If your leaders cannot answer that clearly, you do not have AI maturity, you have AI activity.

The Leadership Shift

For CPOs, CHROs and global People teams, this is a maturity question.

AI adoption is not a procurement milestone.It is a behavioural shift.

And behavioural shifts cannot be managed purely through licences and learning portals.

The People function sits in a uniquely sensitive position:

Performance management
Policy interpretation
Workforce planning
Talent decisions
Employee relations

These are judgement-heavy domains, and AI will increasingly sit inside them.

If capability variance remains invisible, risk accumulates quietly.

Not dramatic risk.Not headline risk.Subtle, compounding inconsistency.

In tone.In fairness.In clarity.In employee experience.

That is where the real exposure sits.

Why the capability gap exists

There are three structural reasons the capability gap has developed:

Activity is easy to measure, judgement is not.
Usage feels like momentum, calibration feels slower.
Leaders are rewarded for visible adoption, not capability refinements.

So teams optimise for what is visible.

Licences. Training completion. Prompt libraries. Internal AI champions.

None of these are wrong, they are simply insufficient. Without a way to surface judgement quality, organisations are scaling variance.

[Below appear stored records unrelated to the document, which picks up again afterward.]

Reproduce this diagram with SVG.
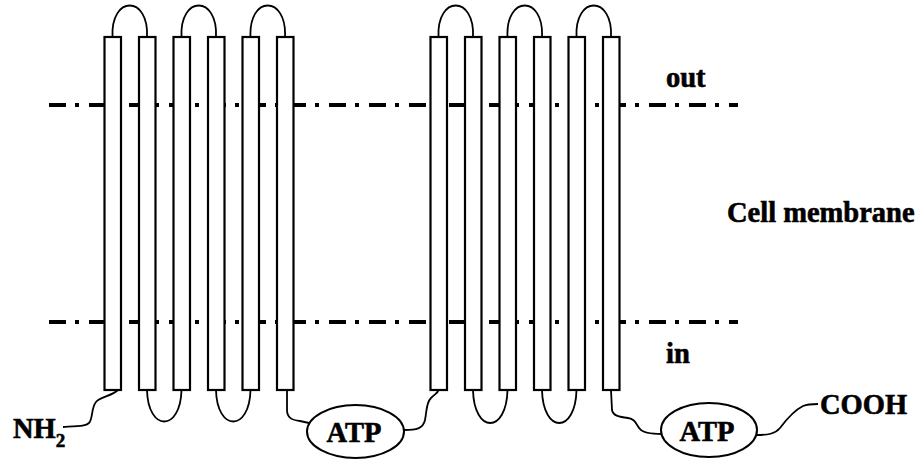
<svg xmlns="http://www.w3.org/2000/svg" width="921" height="461" viewBox="0 0 921 461">
<style>
.helix{fill:#fff;stroke:#000;stroke-width:2.2}
.loop{fill:none;stroke:#000;stroke-width:1.8}
.mem{fill:none;stroke:#000;stroke-width:4;stroke-dasharray:17 9 4 10}
.t{font-family:"Liberation Serif","Times New Roman",serif;font-weight:bold;font-size:28.5px;fill:#000;stroke:#000;stroke-width:0.6}
.atp{fill:#fff;stroke:#000;stroke-width:2}
</style>
<rect width="921" height="461" fill="#fff"/>
<g id="membrane">
<line class="mem" x1="49" y1="105" x2="738" y2="105"/>
<line class="mem" x1="49" y1="322" x2="738" y2="322"/>
</g>
<g id="connectors">
<path class="loop" d="M112.5,37 C110.5,-5 149,-5 147,37"/>
<path class="loop" d="M181.5,37 C179.5,-5 218,-5 216,37"/>
<path class="loop" d="M250.5,37 C248.5,-5 287,-5 285,37"/>
<path class="loop" d="M147,390 C148,432 180.5,432 181.5,390"/>
<path class="loop" d="M216,390 C217,432 249.5,432 250.5,390"/>
<path class="loop" d="M438.5,37 C436.5,-5 475,-5 473,37"/>
<path class="loop" d="M507.5,37 C505.5,-5 544,-5 542,37"/>
<path class="loop" d="M576.5,37 C574.5,-5 613,-5 611,37"/>
<path class="loop" d="M473,390 C474,434 506.5,434 507.5,390"/>
<path class="loop" d="M542,390 C543,434 575.5,434 576.5,390"/>
<path class="loop" d="M118,390 C112,396 100,397 96,402 C91,408 93,419 89,423 C86,426 80,426 63,427"/>
<path class="loop" d="M287,390 L287,410 C287,418 292,420 300,421 L309,423"/>
<path class="loop" d="M404,430 C416,430 423,429 425,420 C427,410 426,403 431,398 C435,394 438,393 438.5,390"/>
<path class="loop" d="M611,390 L612,410 C613,416 620,417 628,418 C636,419 636,425 640,429 C643,433 650,434 662,434"/>
<path class="loop" d="M756,435 C768,435 775,434 780,428 C786,420 795,410 803,406 C808,404 812,404 818,404"/>
</g>
<g id="helices-domain1">
<rect class="helix" x="104.5" y="37" width="16.5" height="353"/>
<rect class="helix" x="139" y="37" width="16.5" height="353"/>
<rect class="helix" x="173.5" y="37" width="16.5" height="353"/>
<rect class="helix" x="208" y="37" width="16.5" height="353"/>
<rect class="helix" x="242.5" y="37" width="16.5" height="353"/>
<rect class="helix" x="277" y="37" width="16.5" height="353"/>
</g>
<g id="helices-domain2">
<rect class="helix" x="430.5" y="37" width="16.5" height="353"/>
<rect class="helix" x="465" y="37" width="16.5" height="353"/>
<rect class="helix" x="499.5" y="37" width="16.5" height="353"/>
<rect class="helix" x="534" y="37" width="16.5" height="353"/>
<rect class="helix" x="568.5" y="37" width="16.5" height="353"/>
<rect class="helix" x="603" y="37" width="16.5" height="353"/>
</g>
<g id="atp1">
<ellipse class="atp" cx="355.5" cy="431.5" rx="48.5" ry="26.5"/>
<text class="t" x="354" y="442" text-anchor="middle">ATP</text>
</g>
<g id="atp2">
<ellipse class="atp" cx="709" cy="430" rx="48" ry="27"/>
<text class="t" x="707" y="441" text-anchor="middle">ATP</text>
</g>
<g id="nh2">
<text class="t" x="13" y="438">NH<tspan font-size="19" dy="9">2</tspan></text>
</g>
<g id="cooh">
<text class="t" x="820" y="414">COOH</text>
</g>
<g id="labels">
<text class="t" x="666" y="87">out</text>
<text class="t" x="727" y="222">Cell membrane</text>
<text class="t" x="666" y="363">in</text>
</g>
</svg>
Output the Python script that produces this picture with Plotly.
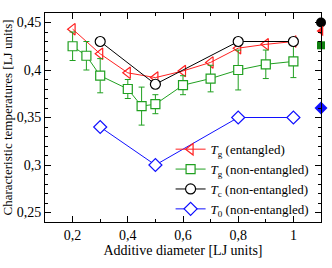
import plotly.graph_objects as go

# Tg entangled
x_tg_ent = [0.2, 0.3, 0.4, 0.5, 0.6, 0.7, 0.8, 0.9, 1.0]
y_tg_ent = [0.443, 0.417, 0.397, 0.392, 0.399, 0.408, 0.423, 0.427, 0.430]

# Tg non-entangled (with error bars)
x_tg_non = [0.2, 0.25, 0.3, 0.4, 0.45, 0.5, 0.6, 0.7, 0.8, 0.9, 1.0]
y_tg_non = [0.425, 0.415, 0.394, 0.380, 0.362, 0.364, 0.384, 0.391, 0.400, 0.406, 0.409]
e_tg_non = [0.015, 0.015, 0.018, 0.010, 0.020, 0.010, 0.010, 0.014, 0.021, 0.015, 0.017]

# Tc non-entangled
x_tc = [0.3, 0.5, 0.8, 1.0]
y_tc = [0.430, 0.385, 0.430, 0.430]

# T0 non-entangled
x_t0 = [0.3, 0.5, 0.8, 1.0]
y_t0 = [0.340, 0.300, 0.350, 0.350]

# reference values shown at the right edge (filled markers)
x_edge = 1.1
y_edge_tc = 0.450
y_edge_tg_ent = 0.441
y_edge_tg_non = 0.426
y_edge_t0 = 0.360

x_tickvals = [0.2, 0.4, 0.6, 0.8, 1.0]
x_ticktext = ["0,2", "0,4", "0,6", "0,8", "1"]
y_tickvals = [0.25, 0.3, 0.35, 0.4, 0.45]
y_ticktext = ["0,25", "0,3", "0,35", "0,4", "0,45"]

RED = "#ff2020"
GREEN = "#20a020"
BLUE = "#1010ff"
BLACK = "#000000"
FONT = "Liberation Serif"

fig = go.Figure()

fig.add_trace(go.Scatter(
    x=x_tg_ent, y=y_tg_ent, mode="lines+markers",
    name="<i>T</i><sub>g</sub> (entangled)",
    line=dict(color=RED, width=1),
    marker=dict(symbol="triangle-left-open", size=10, color=RED, line=dict(width=1.2)),
))
fig.add_trace(go.Scatter(
    x=x_tg_non, y=y_tg_non, mode="lines+markers",
    name="<i>T</i><sub>g</sub> (non-entangled)",
    line=dict(color=GREEN, width=1),
    marker=dict(symbol="square", size=9, color="white", line=dict(color=GREEN, width=1.2)),
    error_y=dict(type="data", array=e_tg_non, visible=True, color=GREEN, thickness=1, width=3),
))
fig.add_trace(go.Scatter(
    x=x_tc, y=y_tc, mode="lines+markers",
    name="<i>T</i><sub>c</sub> (non-entangled)",
    line=dict(color=BLACK, width=1),
    marker=dict(symbol="circle", size=10, color="white", line=dict(color=BLACK, width=1.2)),
))
fig.add_trace(go.Scatter(
    x=x_t0, y=y_t0, mode="lines+markers",
    name="<i>T</i><sub>0</sub> (non-entangled)",
    line=dict(color=BLUE, width=1),
    marker=dict(symbol="diamond", size=10, color="white", line=dict(color=BLUE, width=1.2)),
))

# filled markers at the right edge
fig.add_trace(go.Scatter(
    x=[x_edge], y=[y_edge_tc], mode="markers", showlegend=False, cliponaxis=False,
    marker=dict(symbol="circle", size=10, color=BLACK)))
fig.add_trace(go.Scatter(
    x=[x_edge], y=[y_edge_tg_ent], mode="markers", showlegend=False, cliponaxis=False,
    marker=dict(symbol="triangle-left", size=9, color=RED)))
fig.add_trace(go.Scatter(
    x=[x_edge], y=[y_edge_tg_non], mode="markers", showlegend=False, cliponaxis=False,
    marker=dict(symbol="square", size=8, color="#108010")))
fig.add_trace(go.Scatter(
    x=[x_edge], y=[y_edge_t0], mode="markers", showlegend=False, cliponaxis=False,
    marker=dict(symbol="diamond", size=10, color=BLUE)))

axis_common = dict(
    showgrid=False, zeroline=False, showline=True, linecolor="black", linewidth=1,
    mirror="ticks", ticks="inside", ticklen=6, tickwidth=1, tickcolor="black",
    tickfont=dict(family=FONT, size=14, color="black"), automargin=False,
)

fig.update_xaxes(
    range=[0.1, 1.1], tickvals=x_tickvals, ticktext=x_ticktext,
    minor=dict(dtick=0.1, tick0=0.1, ticks="inside", ticklen=3, tickcolor="black"),
    title=dict(text="Additive diameter [LJ units]", font=dict(family=FONT, size=14, color="black"), standoff=2),
    **axis_common)
fig.update_yaxes(
    range=[0.24, 0.46], tickvals=y_tickvals, ticktext=y_ticktext,
    minor=dict(dtick=0.01, tick0=0.25, ticks="inside", ticklen=3, tickcolor="black"),
    title=dict(text="Characteristic temperatures [LJ units]", font=dict(family=FONT, size=13, color="black"), standoff=4),
    **axis_common)

fig.update_layout(
    template="none",
    width=332, height=268,
    margin=dict(l=45, r=11, t=13, b=46),
    paper_bgcolor="white", plot_bgcolor="white",
    font=dict(family=FONT, size=13, color="black"),
    showlegend=True,
    legend=dict(x=0.455, y=0.42, xanchor="left", yanchor="top",
                bgcolor="rgba(0,0,0,0)", borderwidth=0,
                font=dict(family=FONT, size=13, color="black"),
                tracegroupgap=0, itemwidth=30),
)

fig.write_html("out.html", config={"displayModeBar": False},
               post_script="document.body.style.margin='0';")
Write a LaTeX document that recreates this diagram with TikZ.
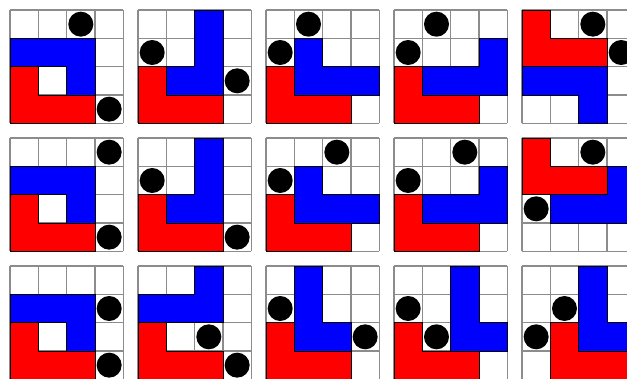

Three questions for People Leaders

If you are leading a Global People function, start here:

Where do you see evidence of good judgement, not just AI usage?
Where would inconsistent or poor AI use create risk in your organisation?
What capability would you need to see clearly before scaling AI any further?

If those questions feel difficult to answer with evidence rather than anecdotes, you are likely facing a capability visibility gap, and that gap will not close itself.

Your next phase of AI maturity will not be defined by better tools, it will be defined by leaders who can make judgement explainable.

That is the real signal of AI readiness.